O Charles Chaplin do pop choroso. Para o jornalista Jeff Apter, esse foi o papel desempenhado pelo The Cure na década de 1980. Principalmente em 1986, quando o quinteto britânico atingiu o auge. A banda, em alta nas paradas de sucesso, havia acabado de lançar o clipe In between days na MTV, que o recebeu muito bem. Ao videoclipe excêntrico dirigido por Tim Pope somou-se, semanas depois, uma reportagem da Rolling Stone americana comparando o frontman Robert Smith a uma versão masculina de Kate Bush, devido à sua estranheza sedutora. Tudo isso na efervescência de uma turnê pelos EUA com estádios lotados.
No entanto, o grupo de atmosfera sombria não tem um caminho baseado apenas em glórias. Num dos espetáculos, uma pessoa que assistia ao Cure, em Los Angeles, se automutilou durante a apresentação. O público o aplaudia, pensando que o gesto extremo fazia parte do show gótico. Um trauma para quem estava na plateia, sentido também pelos integrantes.
Segundo Jeff Apter, ao saber da tragédia com o fã, morto alguns dias depois, a força criativa e ponto central do Cure, Smith, chegou a pensar se o grupo não seria amaldiçoado. São essas as particularidades esmiuçadas pelo jornalista no livro Nunca é o bastante — A história do The Cure, biografia não autorizada da banda lançada recentemente.
Junto ao livro de Apter pelo menos quatro biografias de roqueiros — sejam elas autorizadas ou não — surgem na prateleiras das livrarias, comprovando a predileção das editoras por esse tipo de perfil (confira quadro). Boa parte do sucesso desse nicho se dá pela personalidade irrequieta dos roqueiros. Uma vida entre sexo, drogas e rock’n’roll, para o bem e para o mal, rende incontáveis histórias, como as que Apter conta em Nunca é o bastante.

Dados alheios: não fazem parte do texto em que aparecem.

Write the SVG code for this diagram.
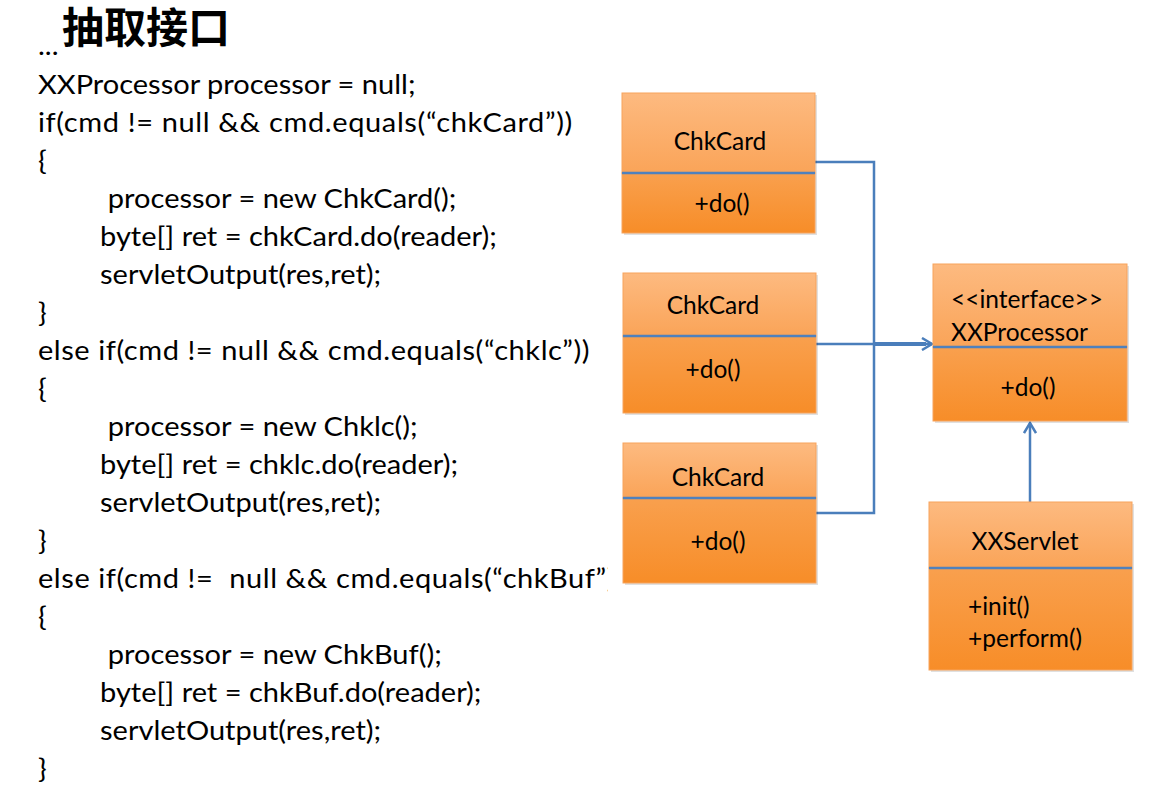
<svg xmlns="http://www.w3.org/2000/svg" width="1165" height="785" viewBox="0 0 1165 785">
<style>
.code{font-family:Lato,"Liberation Sans",sans-serif;font-size:27px;fill:#000}
.title{font-family:"Noto Sans CJK SC",sans-serif;font-size:42px;font-weight:bold;fill:#000}
.lbl{font-family:Lato,"Liberation Sans",sans-serif;font-size:24.5px;fill:#000}
.mid{text-anchor:middle}
.hdr{fill:url(#gTop);stroke:#F7A35C;stroke-width:1}
.body{fill:url(#gBot);stroke:#F7A35C;stroke-width:1}
.div{stroke:#4F81BD;stroke-width:2.5}
.conn{fill:none;stroke:#4A7EBB;stroke-width:2.5}
.shadow{fill:#000;opacity:0.12}
</style>
<defs>
<linearGradient id="gTop" x1="0" y1="0" x2="0" y2="1">
<stop offset="0" stop-color="#FDBA80"/>
<stop offset="1" stop-color="#FAA458"/>
</linearGradient>
<linearGradient id="gBot" x1="0" y1="0" x2="0" y2="1">
<stop offset="0" stop-color="#F9A04E"/>
<stop offset="1" stop-color="#F78D28"/>
</linearGradient>
<marker id="open" viewBox="0 0 14 14" refX="12" refY="7" markerWidth="14" markerHeight="14" markerUnits="userSpaceOnUse" orient="auto">
<path d="M2,1 L12,7 L2,13" fill="none" stroke="#4A7EBB" stroke-width="2.5"/>
</marker>
<clipPath id="clipLine"><rect x="0" y="560" width="568" height="50"/></clipPath>
</defs>

<text class="title" x="62" y="43">抽取接口</text>

<g id="code" transform="translate(38,0) scale(1.075,1) translate(-38,0)">
<text class="code" x="38" y="55">...</text>
<text class="code" x="38" y="94">XXProcessor processor = null;</text>
<text class="code" x="38" y="132" textLength="497" lengthAdjust="spacing">if(cmd != null &amp;&amp; cmd.equals(“chkCard”))</text>
<text class="code" x="38" y="170">{</text>
<text class="code" x="103" y="208">processor = new ChkCard();</text>
<text class="code" x="95.7" y="246">byte[] ret = chkCard.do(reader);</text>
<text class="code" x="95.7" y="284">servletOutput(res,ret);</text>
<text class="code" x="38" y="322">}</text>
<text class="code" x="38" y="360" textLength="513" lengthAdjust="spacing">else if(cmd != null &amp;&amp; cmd.equals(“chklc”))</text>
<text class="code" x="38" y="398">{</text>
<text class="code" x="103" y="436">processor = new Chklc();</text>
<text class="code" x="95.7" y="474">byte[] ret = chklc.do(reader);</text>
<text class="code" x="95.7" y="512">servletOutput(res,ret);</text>
<text class="code" x="38" y="550">}</text>
<text class="code" x="38" y="588" clip-path="url(#clipLine)" xml:space="preserve" textLength="544" lengthAdjust="spacing">else if(cmd !=  null &amp;&amp; cmd.equals(“chkBuf”))</text>
<text class="code" x="38" y="626">{</text>
<text class="code" x="103" y="664">processor = new ChkBuf();</text>
<text class="code" x="95.7" y="702">byte[] ret = chkBuf.do(reader);</text>
<text class="code" x="95.7" y="740">servletOutput(res,ret);</text>
<text class="code" x="38" y="778">}</text>
</g>

<g id="connectors">
<polyline class="conn" points="815,162 874,162 874,513 816,513"/>
<line class="conn" x1="816" y1="344" x2="874" y2="344"/>
<line x1="874" y1="344" x2="926" y2="344" stroke="#4A7EBB" stroke-width="4"/>
<line class="conn" x1="920" y1="344" x2="932" y2="344" marker-end="url(#open)"/>
<line class="conn" x1="1030" y1="502" x2="1030" y2="423" marker-end="url(#open)"/>
</g>

<g id="chkcard1">
<rect class="shadow" x="624" y="95" width="193" height="140"/>
<rect class="hdr" x="622" y="93" width="193" height="80"/>
<rect class="body" x="622" y="173" width="193" height="60"/>
<line class="div" x1="622" y1="173" x2="815" y2="173"/>
<text class="lbl mid" x="720" y="150">ChkCard</text>
<text class="lbl mid" x="722" y="212">+do()</text>
</g>

<g id="chkcard2">
<rect class="shadow" x="625" y="275" width="193" height="140"/>
<rect class="hdr" x="623" y="273" width="193" height="63"/>
<rect class="body" x="623" y="336" width="193" height="77"/>
<line class="div" x1="623" y1="336" x2="816" y2="336"/>
<text class="lbl mid" x="713" y="314">ChkCard</text>
<text class="lbl mid" x="713" y="378">+do()</text>
</g>

<g id="chkcard3">
<rect class="shadow" x="625" y="445" width="193" height="140"/>
<rect class="hdr" x="623" y="443" width="193" height="55"/>
<rect class="body" x="623" y="498" width="193" height="85"/>
<line class="div" x1="623" y1="498" x2="816" y2="498"/>
<text class="lbl mid" x="718" y="486">ChkCard</text>
<text class="lbl mid" x="718" y="550">+do()</text>
</g>

<g id="xxprocessor">
<rect class="shadow" x="935" y="266" width="194" height="157"/>
<rect class="hdr" x="933" y="264" width="194" height="83"/>
<rect class="body" x="933" y="347" width="194" height="74"/>
<line class="div" x1="933" y1="347" x2="1127" y2="347"/>
<text class="lbl" x="951" y="308">&lt;&lt;interface&gt;&gt;</text>
<text class="lbl" x="951" y="341">XXProcessor</text>
<text class="lbl mid" x="1028" y="396">+do()</text>
</g>

<g id="xxservlet">
<rect class="shadow" x="931" y="504" width="203" height="168"/>
<rect class="hdr" x="929" y="502" width="203" height="66"/>
<rect class="body" x="929" y="568" width="203" height="102"/>
<line class="div" x1="929" y1="568" x2="1132" y2="568"/>
<text class="lbl mid" x="1025" y="550">XXServlet</text>
<text class="lbl" x="968" y="615">+init()</text>
<text class="lbl" x="968" y="647">+perform()</text>
</g>
</svg>
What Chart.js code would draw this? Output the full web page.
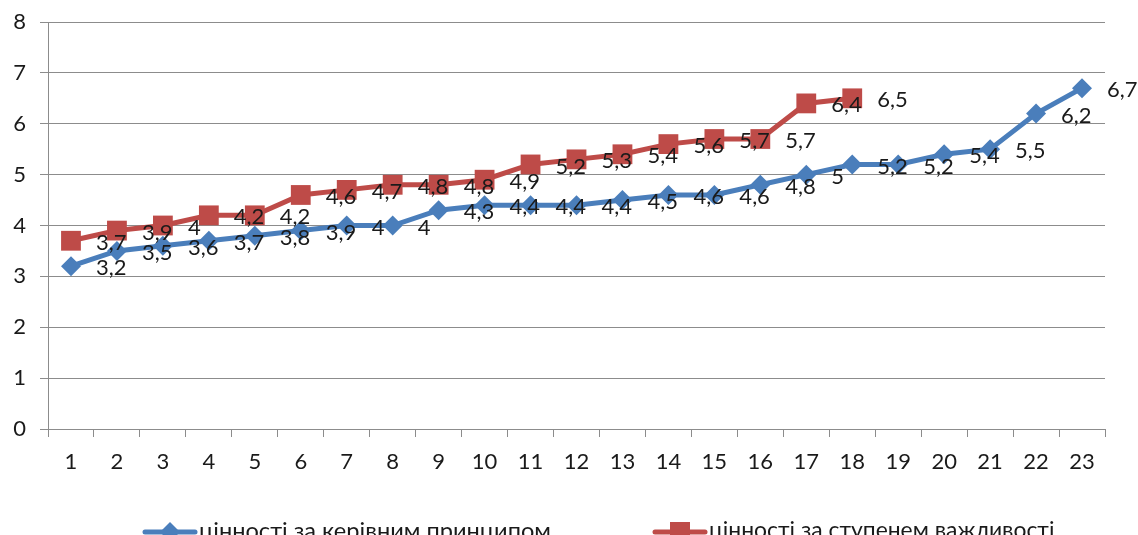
<!DOCTYPE html>
<html>
<head>
<meta charset="utf-8">
<script src="https://cdn.jsdelivr.net/npm/chart.js@4/dist/chart.umd.min.js"></script>
<style>
  html, body { margin: 0; padding: 0; background: #fff; }
  #wrap { width: 1138px; height: 535px; position: relative; }
</style>
</head>
<body>
<div id="wrap"><canvas id="c"></canvas></div>
<script>
// categories 1..23 along the bottom
const categories = ["1","2","3","4","5","6","7","8","9","10","11","12","13","14","15","16","17","18","19","20","21","22","23"];
// blue: цінності за керівним принципом
const byPrinciple = [3.2, 3.5, 3.6, 3.7, 3.8, 3.9, 4, 4, 4.3, 4.4, 4.4, 4.4, 4.5, 4.6, 4.6, 4.8, 5, 5.2, 5.2, 5.4, 5.5, 6.2, 6.7];
// red: цінності за ступенем важливості (stops at 18)
const byImportance = [3.7, 3.9, 4, 4.2, 4.2, 4.6, 4.7, 4.8, 4.8, 4.9, 5.2, 5.3, 5.4, 5.6, 5.7, 5.7, 6.4, 6.5];
const yTicks = [0, 1, 2, 3, 4, 5, 6, 7, 8];

const BLUE = "#4a7ebb";
const RED = "#be4b48";
const GRID = "#8c8c8c";
const INK = "#1a1a1a";
const FONT = "Lato, 'Open Sans', sans-serif";

// value labels sit to the right of each marker, excel-style, with a decimal comma
const valueLabels = {
  id: "valueLabels",
  afterDatasetsDraw(chart) {
    const g = chart.ctx;
    g.save();
    g.font = `22px ${FONT}`;
    g.fillStyle = INK;
    g.textAlign = "left";
    g.textBaseline = "middle";
    chart.data.datasets.forEach((ds, di) => {
      chart.getDatasetMeta(di).data.forEach((pt, i) => {
        g.fillText(String(ds.data[i]).replace(".", ","), pt.x + 25, pt.y + 2);
      });
    });
    g.restore();
  },
};

// legend drawn by hand: line with the marker in the middle, text stretched to the
// width the original legend takes
const lineLegend = {
  id: "lineLegend",
  afterDraw(chart) {
    const g = chart.ctx;
    const y = 532;
    const items = [
      { x: 145, color: BLUE, shape: "diamond", text: "цінності за керівним принципом", w: 352 },
      { x: 655, color: RED, shape: "square", text: "цінності за ступенем важливості", w: 345 },
    ];
    g.save();
    g.textBaseline = "middle";
    items.forEach((it) => {
      g.strokeStyle = it.color;
      g.lineWidth = 5;
      g.lineCap = "round";
      g.beginPath();
      g.moveTo(it.x, y);
      g.lineTo(it.x + 50, y);
      g.stroke();
      g.fillStyle = it.color;
      const cx = it.x + 25;
      if (it.shape === "diamond") {
        g.beginPath();
        g.moveTo(cx, y - 10); g.lineTo(cx + 10, y); g.lineTo(cx, y + 10); g.lineTo(cx - 10, y);
        g.closePath(); g.fill();
      } else {
        g.fillRect(cx - 10, y - 10, 20, 20);
      }
      g.font = `20px ${FONT}`;
      const size = 20 * it.w / g.measureText(it.text).width;
      g.font = `${size.toFixed(1)}px ${FONT}`;
      g.fillStyle = INK;
      g.textAlign = "left";
      g.fillText(it.text, it.x + 54, y - 1);
    });
    g.restore();
  },
};

new Chart(document.getElementById("c"), {
  type: "line",
  data: {
    labels: categories,
    datasets: [
      {
        label: "цінності за керівним принципом",
        data: byPrinciple,
        borderColor: BLUE,
        backgroundColor: BLUE,
        borderWidth: 5,
        pointStyle: "rectRot",
        pointRadius: 10,
        pointBorderWidth: 0,
        tension: 0,
      },
      {
        label: "цінності за ступенем важливості",
        data: byImportance,
        borderColor: RED,
        backgroundColor: RED,
        borderWidth: 5,
        pointStyle: "rect",
        pointRadius: 14,
        pointBorderWidth: 0,
        tension: 0,
      },
    ],
  },
  options: {
    responsive: true,
    maintainAspectRatio: false,
    animation: false,
    layout: { padding: { top: 22, right: 33, bottom: 50, left: 0 } },
    plugins: { legend: { display: false }, tooltip: { enabled: false } },
    scales: {
      x: {
        offset: true,
        grid: { offset: true, drawOnChartArea: false, drawTicks: true, tickLength: 8, color: GRID },
        border: { color: GRID, width: 1 },
        ticks: { color: INK, font: { family: FONT, size: 22 }, padding: 12, maxRotation: 0, autoSkip: false },
        afterFit: (s) => { s.height = 56; },
      },
      y: {
        min: 0,
        max: 8,
        afterBuildTicks: (s) => { s.ticks = yTicks.map((v) => ({ value: v })); },
        grid: { color: GRID, tickLength: 8, lineWidth: 1 },
        border: { color: GRID, width: 1 },
        ticks: { color: INK, font: { family: FONT, size: 22 }, padding: 14 },
        // the top "8" may hang above the plot, as in the original
        afterFit: (s) => { s.width = 48; s.paddingTop = 0; s.paddingBottom = 0; },
      },
    },
  },
  plugins: [valueLabels, lineLegend],
});
</script>
</body>
</html>
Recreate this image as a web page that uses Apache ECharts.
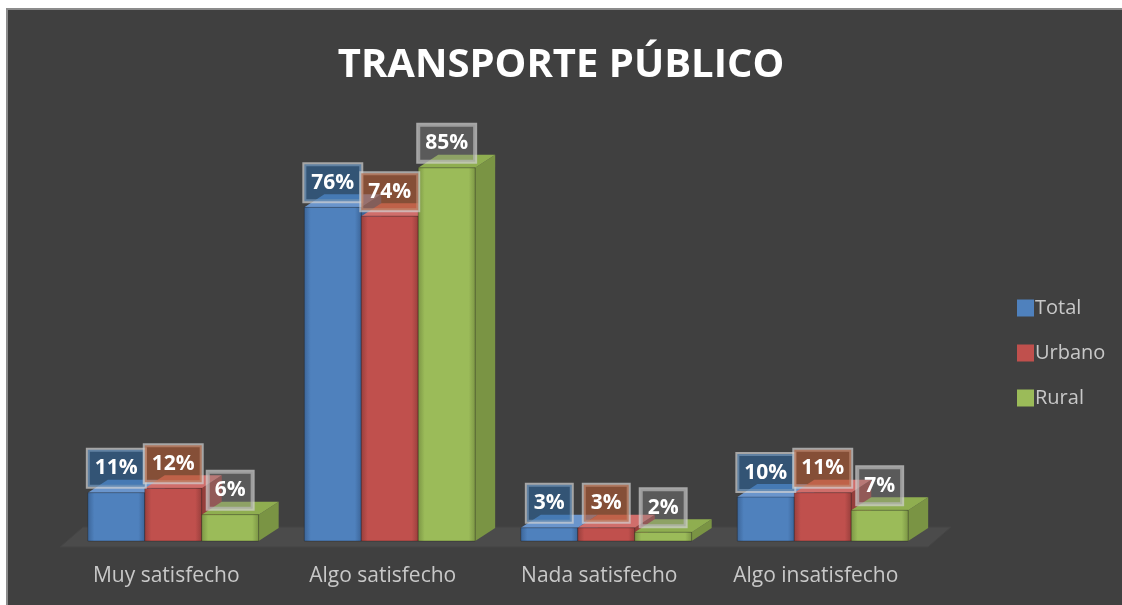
<!DOCTYPE html>
<html lang="es">
<head>
    <meta charset="UTF-8">
    <title>Transporte público</title>
    <style>
        html,body{
            margin: 0;
            width: 100%;
            height: 100%;
            background: #fff;
        }
        #chart{
            width: 1122px;
            height: 605px;
        }
    </style>
</head>
<body>
<div id="chart"></div>
<script src="https://cdn.jsdelivr.net/npm/echarts@6/dist/echarts.min.js"></script>
<script type="text/javascript">
    var categories = ['Muy satisfecho', 'Algo satisfecho', 'Nada satisfecho', 'Algo insatisfecho'];
    var total = [11, 76, 3, 10];
    var urbano = [12, 74, 3, 11];
    var rural = [6, 85, 2, 7];

    var barColors = ['#4f81bd', '#c0504d', '#9bbb59'];
    var sideColors = ['#3b6497', '#963e3b', '#7a9444'];
    var topColors = ['#6a95cc', '#d06e6b', '#8fae50'];
    var boxColors = ['rgba(40,100,160,0.55)', 'rgba(180,90,50,0.6)', 'rgba(140,140,140,0.35)'];

    var DX = 20, DY = 13;

    function boxRenderer(idx) {
        return function (params, api) {
            var cat = api.value(0), val = api.value(1);
            var base = api.coord([cat, 0]);
            var top = api.coord([cat, val]);
            var band = api.size([1, 0])[0];
            var bw = band * 0.263;
            var cx = base[0] + (idx - 1) * bw;
            var x0 = cx - bw / 2, x1 = cx + bw / 2;
            var yb = base[1], yt = top[1];
            var z = idx * 10;
            return {
                type: 'group',
                children: [
                    {
                        type: 'polygon', z2: z,
                        shape: {points: [[x1, yb], [x1 + DX, yb - DY], [x1 + DX, yt - DY], [x1, yt]]},
                        style: {fill: sideColors[idx]}
                    },
                    {
                        type: 'polygon', z2: z + 1,
                        shape: {points: [[x0, yt], [x0 + DX, yt - DY], [x1 + DX, yt - DY], [x1, yt]]},
                        style: {fill: topColors[idx]}
                    },
                    {
                        type: 'rect', z2: z + 2,
                        shape: {x: x0, y: yt, width: bw, height: yb - yt},
                        style: {
                            fill: new echarts.graphic.LinearGradient(0, 0, 1, 0, [
                                {offset: 0, color: sideColors[idx]},
                                {offset: 0.12, color: barColors[idx]},
                                {offset: 0.88, color: barColors[idx]},
                                {offset: 1, color: sideColors[idx]}
                            ]),
                            stroke: 'rgba(0,0,0,0.25)', lineWidth: 1
                        }
                    },
                    {
                        type: 'text', z2: 200,
                        x: cx, y: yt - 6,
                        style: {
                            text: val + '%',
                            fill: '#fff',
                            font: 'bold 21px "Open Sans", sans-serif',
                            align: 'center',
                            verticalAlign: 'bottom',
                            backgroundColor: boxColors[idx],
                            borderColor: 'rgba(210,210,210,0.7)',
                            borderWidth: 2,
                            padding: [8, 7, 8, 7]
                        }
                    }
                ]
            };
        };
    }

    function floorRenderer(params, api) {
        var band = api.size([1, 0])[0];
        var left = api.coord([0, 0])[0] - band / 2 - 5;
        var right = api.coord([categories.length - 1, 0])[0] + band / 2 - 3;
        var y = api.coord([0, 0])[1] + 6;
        return {
            type: 'polygon',
            shape: {points: [[left, y], [left + 23, y - 20], [right + 23, y - 20], [right, y]]},
            style: {fill: '#4b4b4b', stroke: '#454545', lineWidth: 1}
        };
    }

    function toData(arr) {
        return arr.map(function (v, i) { return [i, v]; });
    }

    var myChart = echarts.init(document.getElementById('chart'));
    var option = {
        backgroundColor: '#fff',
        animation: false,
        color: barColors,
        graphic: [{
            type: 'rect', z: -10,
            shape: {x: 7, y: 9, width: 1120, height: 600},
            style: {fill: '#404040', stroke: '#8c8c8c', lineWidth: 2}
        }],
        title: {
            text: 'TRANSPORTE PÚBLICO',
            left: 'center',
            top: 41,
            textStyle: {
                color: '#fff',
                fontSize: 40,
                fontWeight: 'bold',
                fontFamily: 'Open Sans'
            }
        },
        legend: {
            orient: 'vertical',
            left: 1012,
            top: 293,
            itemGap: 25,
            itemWidth: 17,
            itemHeight: 17,
            icon: 'rect',
            data: ['Total', 'Urbano', 'Rural'],
            textStyle: {color: '#c8c8c8', fontSize: 20, fontFamily: 'Open Sans', padding: [0, 0, 0, -4]}
        },
        grid: {left: 65, width: 866, top: 102, bottom: 64},
        xAxis: {
            type: 'category',
            data: categories,
            axisLine: {show: false},
            axisTick: {show: false},
            axisLabel: {
                color: '#c8c8c8',
                fontSize: 21,
                fontFamily: 'Open Sans',
                margin: 25,
                padding: [0, 14, 0, 0]
            }
        },
        yAxis: {type: 'value', min: 0, max: 100, show: false},
        series: [
            {name: 'floor', type: 'custom', z: 1, data: [[0, 0]], renderItem: floorRenderer, silent: true},
            {name: 'Total', type: 'custom', z: 2, data: toData(total), renderItem: boxRenderer(0), itemStyle: {color: barColors[0]}},
            {name: 'Urbano', type: 'custom', z: 2, data: toData(urbano), renderItem: boxRenderer(1), itemStyle: {color: barColors[1]}},
            {name: 'Rural', type: 'custom', z: 2, data: toData(rural), renderItem: boxRenderer(2), itemStyle: {color: barColors[2]}}
        ]
    };
    myChart.setOption(option);
</script>
</body>
</html>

De acordo com ele, para chegar a um bom resultado ao biografar um rockstar, como já fez com os integrantes do Red Hot Chlli Peppers, Jeff Buckley e Dave Grohl, o ideal é manter certa distância, e evitar, se for possível, recorrer a escândalos e controvérsias que não levam a nada. Atitude que, algumas vezes, é inevitável. “É melhor nunca chegar muito perto daquelas pessoas cuja música você admira, pois você pode simplesmente descobrir que eles são falhos como nós”, comenta, em entrevista exclusiva ao Correio.
Persistência
O subtítulo de livro de Jeff Apter seria Uma banda que se recusou a morrer. Mas, dessa forma, o escritor australiano entregaria boa parte do objetivo da publicação. Ele mesmo é um fã declarado do donos do hit Boys don’t cry desde a década de 1980. “É um grupo que sobreviveu a modismos musicais, tendências e mudanças. Essencialmente, o livro é a história longa e sinuosa de uma banda — ou, mais especificamente, de Robert Smith e amigos — que tem conseguido manter uma base de fãs dedicados”, explica.
Um dos fãs que se recusam a aceitar que o grupo tenha caído no esquecimento ou no ostracismo é o músico Paulo Mesquita, que, como a banda Os Brancos, se apresenta como cover do The Cure em bares e casas noturnas da cidade.
“É um dos grupos que realmente conseguiram fazer um som alinhado à imagem como poucas vezes se viu. Smith sempre odiou ser taxado como um artista dos anos 1980 porque a obra não acabou, ela continua viva. Ele é singular na nossa cultura pop contemporânea. Apesar de ter 30 anos de carreira, continua lançando álbuns”, defende o cantor, que se apresenta na próxima sexta-feira no Bar Santa Fé, em Águas Claras.
“Tive acesso ao livro em 2011 na edição em inglês e, como grande fã, fiquei surpreso com a qualidade do trabalho. Vários aspectos nunca divulgados da banda foram explorados. Uma leitura honesta, direta e sem sensacionalismos desnecessários”, comenta Walison Abreu, líder e baixista do Cure Show, banda em tributo ao The Cure de Belo Horizonte. “A responsabilidade de quem escreve biografias de roqueiros, como a do Cure, é muito grande por questões relacionadas à veracidade das informações e pela reação da legião de fãs que a banda possui. Pode ser uma publicação de muito sucesso, assim como pode ser catastrófico”, acrescenta outro fã do Cure, o funcionário público brasiliense Allexandre dos Santos Silva, que o homenageava com o grupo Plugged.